How far away can a person stand next to you without disrespecting your personal space? Four distinct zones of personal space have been identified: intimate (0-2 feet), personal (2-4 feet), social (4-12 feet) and public (greater than 12 feet).

These distances can be closer or farther depending on some other factors: situation, culture, even physical space. Obviously, in a small area like an elevator, you can’t have your 12 feet of personal space even if you’re standing with strangers.

Still, it is NOT all right for anyone to stand so close to you as to have any part of their body or belongings touching you. Sadly, this is not uncommon in our country and culture.

In the United States, people strictly observe this personal bubble even in crowds. In China or India, however, be prepared for bodies to be pushing against you.

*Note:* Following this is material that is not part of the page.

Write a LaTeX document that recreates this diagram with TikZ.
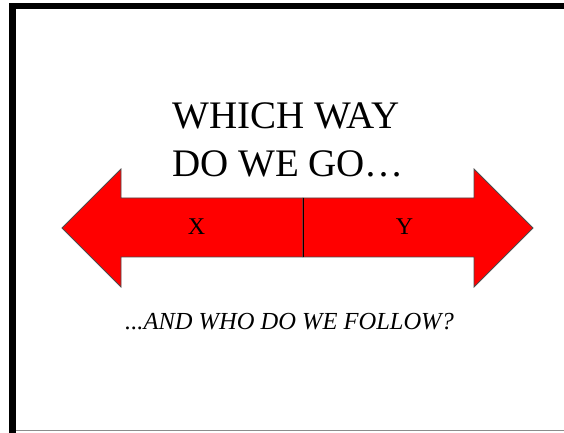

Peak times on a Japanese train are just as hellish. Ironically, the Japanese are skittish with eye contact.

Southern Europeans, Latin Americans and Arabs are a contact culture. They stand closer to each other and touch more often than other cultures. In my experience, the most touchy-feely people are the Argentinians—though not in a rogue manner.

Not dissimilar to our “beso” culture which shocked Malaysian friends who came to visit decades ago. But Argentinians take it a notch higher. No wonder an Argentinian classmate of mine in China found the Chinese to be very cold and distant. I had not yet been to Argentina then.

The one-meter distance inside public utility vehicles is not even enough but it will have to do. Since there is no shortage of public transport in the city, let’s keep the distance. This is not just about personal space now. This is about public safety.